‘World’s largest street art museum’ charts out the history of urban art through works directly inspired by the location – a post-apocalyptic-vibed former ship welding warehouse.
The NDSM shipyards already rates as a street art gallery: everywhere you look walls, cranes and containers are dripping with fresh paint applied by playful members of Amsterdam’s long-vibrant graffiti scene.
Now, inside a former welding warehouse where ships were (re)constructed, there’s an official street art museum – one that credibly claims with 7,000 square meters at its disposal to be the ‘world’s largest’. In an almost overwhelmingly vast post-industrial space, the museum collection of paintings, sculptures and installations charts out the history of street art, albeit in a rather roundabout way.
Outside looms a 24-meter high portrait of a smiling Anne Frank by Brazilian heavyweight Eduardo Kobra. The work is called ‘Let Me Be Myself’ – a fitting slogan indeed.
A long time coming
The museum was in the making for over five years as it dealt with pragmatics such as funding, leaky roofs and building up an actual collection.

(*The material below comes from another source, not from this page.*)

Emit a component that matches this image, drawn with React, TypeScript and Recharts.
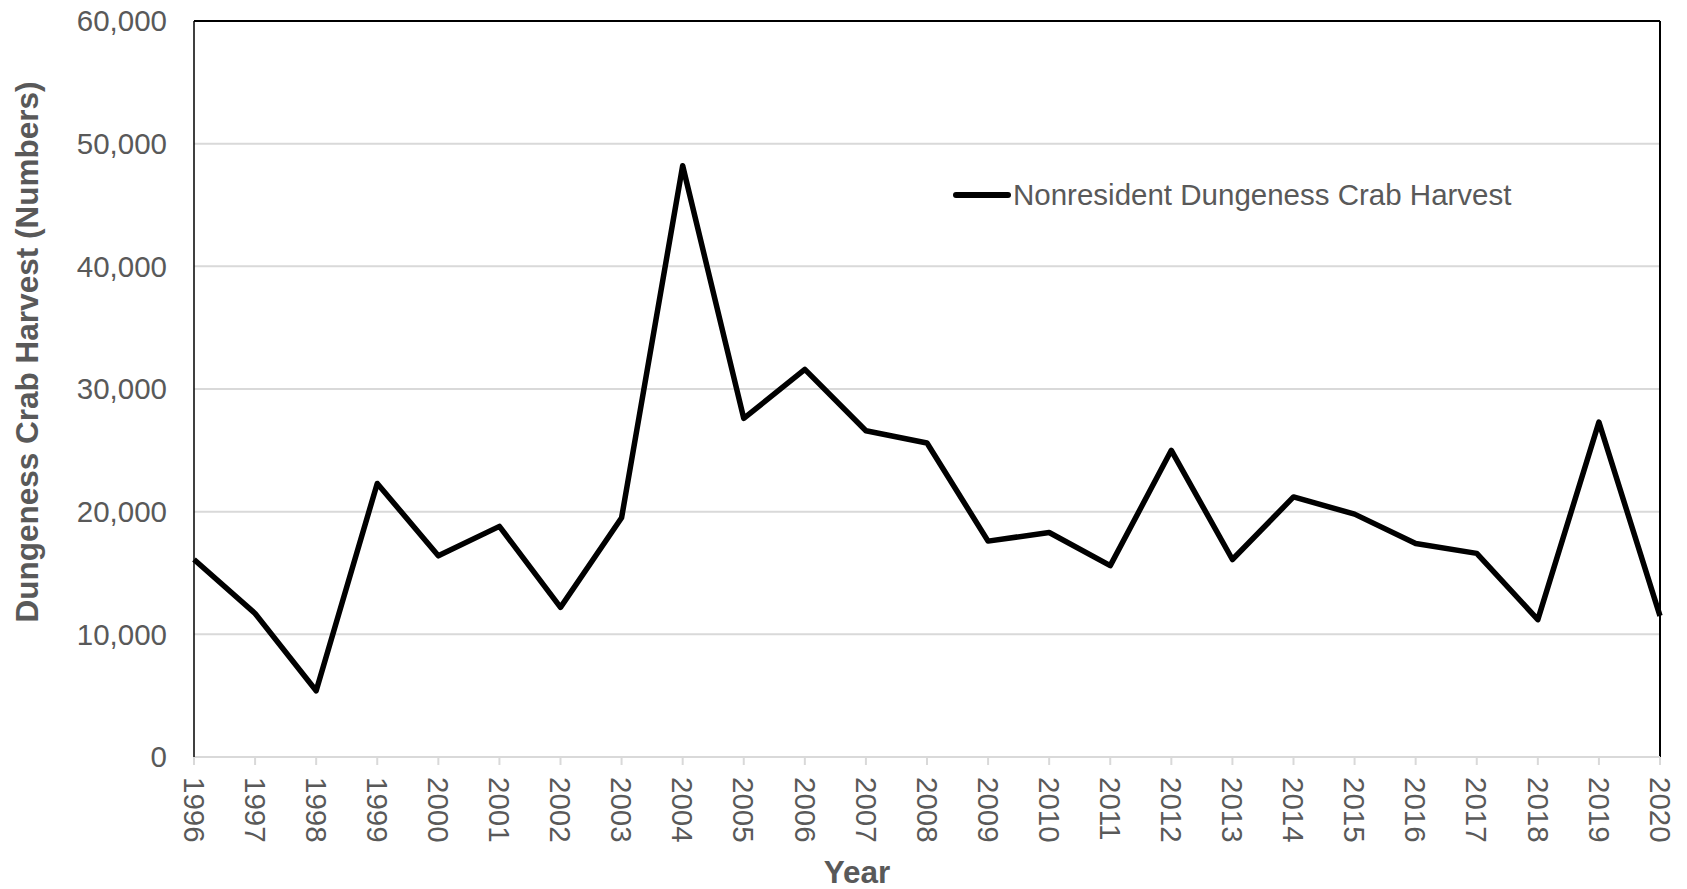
import { LineChart, Line, XAxis, YAxis, CartesianGrid, Legend, ReferenceLine } from "recharts";

const years = [
  1996, 1997, 1998, 1999, 2000, 2001, 2002, 2003, 2004, 2005, 2006, 2007, 2008,
  2009, 2010, 2011, 2012, 2013, 2014, 2015, 2016, 2017, 2018, 2019, 2020,
];

// nonresident harvest
const harvest = [
  16100, 11700, 5400, 22300, 16400, 18800, 12200, 19500, 48200, 27600, 31600,
  26600, 25600, 17600, 18300, 15600, 25000, 16100, 21200, 19800, 17400, 16600,
  11200, 27300, 11500,
];

const yTicks = [0, 10000, 20000, 30000, 40000, 50000, 60000];

const seriesName = "Nonresident Dungeness Crab Harvest";
const yTitle = "Dungeness Crab Harvest (Numbers)";
const xTitle = "Year";

const FONT = '"Liberation Sans", Arial, sans-serif';
const GREY_TEXT = "#595959";
const GRID = "#d9d9d9";

const rows = years.map((year, i) => ({ year, harvest: harvest[i] }));

function YearTick(props: any) {
  const { x, y, payload } = props;
  return (
    <text
      x={x}
      y={y}
      dy="0.35em"
      textAnchor="start"
      transform={`rotate(90 ${x} ${y})`}
      fontFamily={FONT}
      fontSize={29.5}
      fill={GREY_TEXT}
    >
      {payload.value}
    </text>
  );
}

function LegendBox(props: any) {
  const item = props.payload?.[0];
  if (!item) return null;
  return (
    <div style={{ display: "flex", alignItems: "center", fontFamily: FONT, fontSize: 29.5, color: GREY_TEXT }}>
      <svg width={60} height={12} style={{ display: "block" }}>
        <line x1={4} y1={6} x2={56} y2={6} stroke="#000" strokeWidth={6} strokeLinecap="round" />
      </svg>
      <span style={{ marginLeft: 1, lineHeight: "32px" }}>{item.value}</span>
    </div>
  );
}

export default function App() {
  return (
    <div style={{ position: "absolute", left: 0, top: 0, width: 1687, height: 889, background: "#fff" }}>
      <LineChart
        width={1687}
        height={889}
        data={rows}
        margin={{ top: 21, right: 27, left: 0, bottom: 32 }}
      >
        <CartesianGrid vertical={false} stroke={GRID} strokeWidth={2} />
        <XAxis
          dataKey="year"
          height={100}
          stroke={GRID}
          strokeWidth={2}
          tickSize={8}
          tickMargin={12}
          tickLine={{ stroke: GRID, strokeWidth: 2 }}
          interval={0}
          tick={<YearTick />}
          label={{
            content: () => (
              <text x={857} y={883} textAnchor="middle" fontFamily={FONT} fontSize={31.5} fontWeight="bold" fill={GREY_TEXT}>
                {xTitle}
              </text>
            ),
          }}
        />
        <YAxis
          width={194}
          domain={[0, 60000]}
          ticks={yTicks}
          interval={0}
          axisLine={{ stroke: "#000", strokeWidth: 1.5 }}
          tickLine={false}
          tickSize={0}
          tickMargin={27}
          tickFormatter={(v: number) => v.toLocaleString("en-US")}
          tick={{ fontFamily: FONT, fontSize: 29.5, fill: GREY_TEXT }}
          label={{
            content: () => (
              <text
                x={27}
                y={352}
                dy="0.35em"
                textAnchor="middle"
                transform="rotate(-90 27 352)"
                fontFamily={FONT}
                fontSize={31.5}
                fontWeight="bold"
                fill={GREY_TEXT}
              >
                {yTitle}
              </text>
            ),
          }}
        />
        <ReferenceLine y={60000} stroke="#000" strokeWidth={2} />
        <ReferenceLine x={2020} stroke="#000" strokeWidth={2} />
        <Legend
          layout="horizontal"
          verticalAlign="middle"
          align="center"
          content={<LegendBox />}
          wrapperStyle={{ position: "absolute", left: 952, top: 179, width: 620 }}
        />
        <Line
          type="linear"
          dataKey="harvest"
          name={seriesName}
          stroke="#000"
          strokeWidth={5.5}
          strokeLinejoin="round"
          dot={false}
          activeDot={false}
          isAnimationActive={false}
        />
      </LineChart>
    </div>
  );
}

Over those years, leading lights of the global street art scene were invited to the warehouse to create new work on canvases as big – or bigger – than most walls.

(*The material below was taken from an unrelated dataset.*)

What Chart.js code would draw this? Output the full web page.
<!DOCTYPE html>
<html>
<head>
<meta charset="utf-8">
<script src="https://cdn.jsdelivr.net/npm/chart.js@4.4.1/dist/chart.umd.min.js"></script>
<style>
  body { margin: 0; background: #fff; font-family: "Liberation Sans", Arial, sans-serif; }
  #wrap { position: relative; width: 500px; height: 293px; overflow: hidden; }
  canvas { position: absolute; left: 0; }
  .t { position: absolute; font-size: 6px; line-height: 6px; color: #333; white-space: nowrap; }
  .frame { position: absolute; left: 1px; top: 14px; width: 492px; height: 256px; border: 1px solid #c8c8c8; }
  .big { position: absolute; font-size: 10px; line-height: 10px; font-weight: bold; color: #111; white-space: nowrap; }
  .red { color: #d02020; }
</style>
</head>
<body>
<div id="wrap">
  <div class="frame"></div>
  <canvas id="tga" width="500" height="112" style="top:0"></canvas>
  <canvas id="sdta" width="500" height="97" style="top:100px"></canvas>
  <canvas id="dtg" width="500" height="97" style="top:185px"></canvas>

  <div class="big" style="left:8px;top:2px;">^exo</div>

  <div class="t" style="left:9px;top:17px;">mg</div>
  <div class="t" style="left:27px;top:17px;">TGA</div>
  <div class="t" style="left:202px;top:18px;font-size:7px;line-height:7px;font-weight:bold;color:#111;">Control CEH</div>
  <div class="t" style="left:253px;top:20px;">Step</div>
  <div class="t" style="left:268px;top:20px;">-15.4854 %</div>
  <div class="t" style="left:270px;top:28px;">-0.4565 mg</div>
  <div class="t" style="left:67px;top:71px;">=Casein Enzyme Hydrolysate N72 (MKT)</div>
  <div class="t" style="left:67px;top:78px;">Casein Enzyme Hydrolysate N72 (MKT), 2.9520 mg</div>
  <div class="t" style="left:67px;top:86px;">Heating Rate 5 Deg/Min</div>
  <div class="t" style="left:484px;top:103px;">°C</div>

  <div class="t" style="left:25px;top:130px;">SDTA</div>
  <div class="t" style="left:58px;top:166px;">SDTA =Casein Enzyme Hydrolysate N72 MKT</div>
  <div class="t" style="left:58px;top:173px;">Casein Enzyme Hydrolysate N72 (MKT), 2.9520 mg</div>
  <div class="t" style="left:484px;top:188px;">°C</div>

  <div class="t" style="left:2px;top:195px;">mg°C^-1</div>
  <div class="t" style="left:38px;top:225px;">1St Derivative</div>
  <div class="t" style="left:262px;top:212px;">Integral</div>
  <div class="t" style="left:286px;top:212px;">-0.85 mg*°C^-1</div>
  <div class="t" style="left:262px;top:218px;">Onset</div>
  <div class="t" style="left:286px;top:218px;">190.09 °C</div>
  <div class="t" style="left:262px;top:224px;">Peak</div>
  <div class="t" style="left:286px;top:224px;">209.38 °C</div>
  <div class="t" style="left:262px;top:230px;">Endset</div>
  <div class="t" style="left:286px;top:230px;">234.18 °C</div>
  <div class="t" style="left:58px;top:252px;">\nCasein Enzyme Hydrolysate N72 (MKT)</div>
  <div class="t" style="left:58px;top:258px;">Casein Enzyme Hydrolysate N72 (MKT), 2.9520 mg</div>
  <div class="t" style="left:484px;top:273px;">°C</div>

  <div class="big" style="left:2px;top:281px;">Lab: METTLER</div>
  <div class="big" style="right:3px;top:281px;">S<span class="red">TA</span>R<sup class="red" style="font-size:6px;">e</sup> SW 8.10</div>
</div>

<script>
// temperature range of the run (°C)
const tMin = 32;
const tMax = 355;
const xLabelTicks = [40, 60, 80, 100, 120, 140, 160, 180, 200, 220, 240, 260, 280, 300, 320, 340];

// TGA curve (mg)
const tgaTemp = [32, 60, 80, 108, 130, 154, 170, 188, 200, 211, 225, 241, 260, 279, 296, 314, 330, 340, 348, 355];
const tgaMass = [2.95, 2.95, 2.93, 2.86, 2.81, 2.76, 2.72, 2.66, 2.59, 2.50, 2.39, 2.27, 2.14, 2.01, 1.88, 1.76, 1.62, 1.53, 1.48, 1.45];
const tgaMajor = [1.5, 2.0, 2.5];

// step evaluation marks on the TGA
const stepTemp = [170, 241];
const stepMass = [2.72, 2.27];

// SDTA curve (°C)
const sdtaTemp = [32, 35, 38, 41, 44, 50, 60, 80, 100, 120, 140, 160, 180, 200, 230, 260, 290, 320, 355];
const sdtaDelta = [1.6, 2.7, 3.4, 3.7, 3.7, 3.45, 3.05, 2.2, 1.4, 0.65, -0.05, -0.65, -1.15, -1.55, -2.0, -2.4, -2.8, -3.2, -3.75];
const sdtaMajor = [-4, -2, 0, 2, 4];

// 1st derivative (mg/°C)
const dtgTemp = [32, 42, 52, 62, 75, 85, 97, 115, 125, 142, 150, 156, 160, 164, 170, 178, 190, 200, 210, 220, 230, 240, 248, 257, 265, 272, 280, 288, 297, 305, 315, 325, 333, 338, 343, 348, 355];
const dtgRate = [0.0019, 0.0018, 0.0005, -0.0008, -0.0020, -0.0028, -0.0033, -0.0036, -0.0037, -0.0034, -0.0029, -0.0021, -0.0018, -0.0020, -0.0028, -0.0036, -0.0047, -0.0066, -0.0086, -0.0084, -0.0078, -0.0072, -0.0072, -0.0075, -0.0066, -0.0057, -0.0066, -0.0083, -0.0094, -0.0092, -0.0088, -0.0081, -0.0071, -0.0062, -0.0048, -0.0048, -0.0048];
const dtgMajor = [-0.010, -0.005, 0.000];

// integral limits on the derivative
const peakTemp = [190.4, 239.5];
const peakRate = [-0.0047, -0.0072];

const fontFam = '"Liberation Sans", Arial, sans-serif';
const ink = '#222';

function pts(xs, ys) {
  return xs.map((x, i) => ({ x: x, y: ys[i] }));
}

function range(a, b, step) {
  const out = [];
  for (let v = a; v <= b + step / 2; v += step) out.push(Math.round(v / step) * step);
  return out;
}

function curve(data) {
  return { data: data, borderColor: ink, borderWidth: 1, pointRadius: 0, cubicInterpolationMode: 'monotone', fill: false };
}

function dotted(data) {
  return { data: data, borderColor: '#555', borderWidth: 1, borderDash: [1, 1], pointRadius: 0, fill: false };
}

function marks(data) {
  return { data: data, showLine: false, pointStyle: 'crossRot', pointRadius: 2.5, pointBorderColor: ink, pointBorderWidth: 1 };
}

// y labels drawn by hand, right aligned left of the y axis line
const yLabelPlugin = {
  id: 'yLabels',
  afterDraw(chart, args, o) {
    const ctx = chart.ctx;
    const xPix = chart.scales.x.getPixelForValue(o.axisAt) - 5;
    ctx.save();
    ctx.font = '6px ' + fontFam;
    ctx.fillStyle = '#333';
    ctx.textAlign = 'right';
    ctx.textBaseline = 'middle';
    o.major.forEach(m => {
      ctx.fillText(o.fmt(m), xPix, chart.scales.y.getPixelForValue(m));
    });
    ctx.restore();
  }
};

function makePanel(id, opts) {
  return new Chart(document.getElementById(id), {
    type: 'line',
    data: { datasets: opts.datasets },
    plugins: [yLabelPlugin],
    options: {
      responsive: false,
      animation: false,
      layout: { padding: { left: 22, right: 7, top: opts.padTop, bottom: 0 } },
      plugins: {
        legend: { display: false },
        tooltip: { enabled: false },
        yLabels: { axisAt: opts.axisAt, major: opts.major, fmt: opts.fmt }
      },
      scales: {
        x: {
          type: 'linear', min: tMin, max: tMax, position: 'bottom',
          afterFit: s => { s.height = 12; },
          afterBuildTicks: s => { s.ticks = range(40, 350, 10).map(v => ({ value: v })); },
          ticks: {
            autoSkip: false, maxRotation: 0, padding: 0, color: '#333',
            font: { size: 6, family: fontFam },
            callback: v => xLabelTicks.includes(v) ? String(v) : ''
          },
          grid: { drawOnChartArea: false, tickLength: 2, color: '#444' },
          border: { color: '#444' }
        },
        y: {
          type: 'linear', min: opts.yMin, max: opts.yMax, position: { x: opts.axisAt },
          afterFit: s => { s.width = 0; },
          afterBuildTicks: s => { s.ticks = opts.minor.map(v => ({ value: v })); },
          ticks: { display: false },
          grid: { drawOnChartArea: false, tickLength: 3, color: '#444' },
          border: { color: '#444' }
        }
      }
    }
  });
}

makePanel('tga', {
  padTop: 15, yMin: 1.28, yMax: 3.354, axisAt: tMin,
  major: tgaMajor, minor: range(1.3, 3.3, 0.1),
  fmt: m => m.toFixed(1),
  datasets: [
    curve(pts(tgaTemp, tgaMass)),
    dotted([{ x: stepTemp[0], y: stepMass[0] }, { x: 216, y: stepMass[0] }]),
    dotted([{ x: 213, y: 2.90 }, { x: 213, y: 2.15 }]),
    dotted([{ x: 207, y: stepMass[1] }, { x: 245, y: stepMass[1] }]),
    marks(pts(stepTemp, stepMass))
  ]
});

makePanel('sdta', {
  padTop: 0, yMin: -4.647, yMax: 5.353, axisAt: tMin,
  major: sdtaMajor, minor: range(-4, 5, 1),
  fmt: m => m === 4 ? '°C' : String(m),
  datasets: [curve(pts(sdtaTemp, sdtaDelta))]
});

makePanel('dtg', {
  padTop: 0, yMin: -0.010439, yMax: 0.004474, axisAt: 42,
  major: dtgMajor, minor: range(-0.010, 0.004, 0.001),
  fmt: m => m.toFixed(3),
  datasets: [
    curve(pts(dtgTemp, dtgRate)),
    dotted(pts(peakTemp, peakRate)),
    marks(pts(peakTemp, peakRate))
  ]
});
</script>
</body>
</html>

As of its opening, the main exhibition features 153 artworks by 140 artists from 32 nationalities – with names including Xoooox, Mike 171, Ox Alien, Phibs, United Painting, Guitar y Banjo, Seyb, Clandestinos, A Squid called Sebastian, Wayne Horse, Buff Monster and local hero Hugo Kaagman.

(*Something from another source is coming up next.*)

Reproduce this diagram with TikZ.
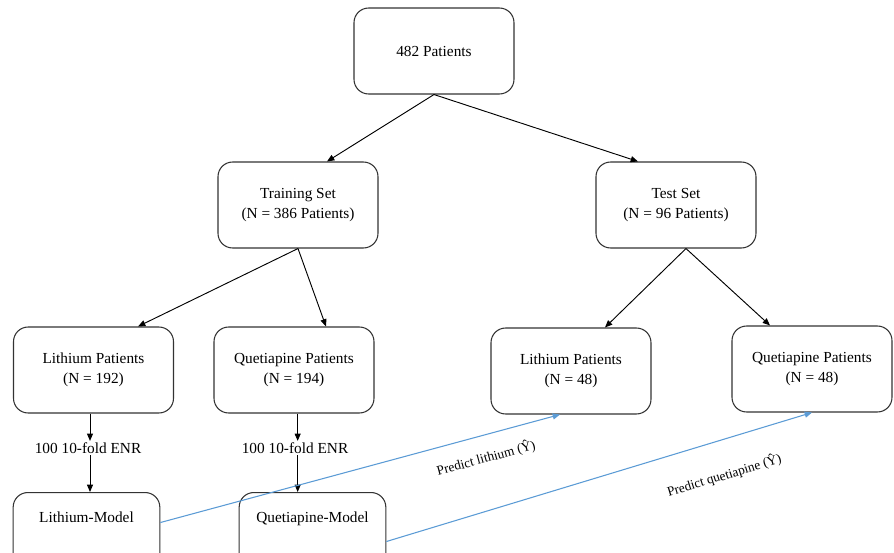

7,000 square meters of raw
The spaciousness made it possible to open the museum in October 2020, just as COVID-19’s second wave was gaining steam.
Of course, there’s some irony involved in displaying outdoor art inside. But the location does allow visitors to absorb more of the background of both the movement and the individual works – to learn more about the story behind the tags. Meanwhile, the atmosphere does remain suitably raw (and unheated).
As you leave, keep an eye out for work from another local hero Streetart Frankey. Just like the game, his Donkey Kong suddenly appears when you have played the museum right until the end.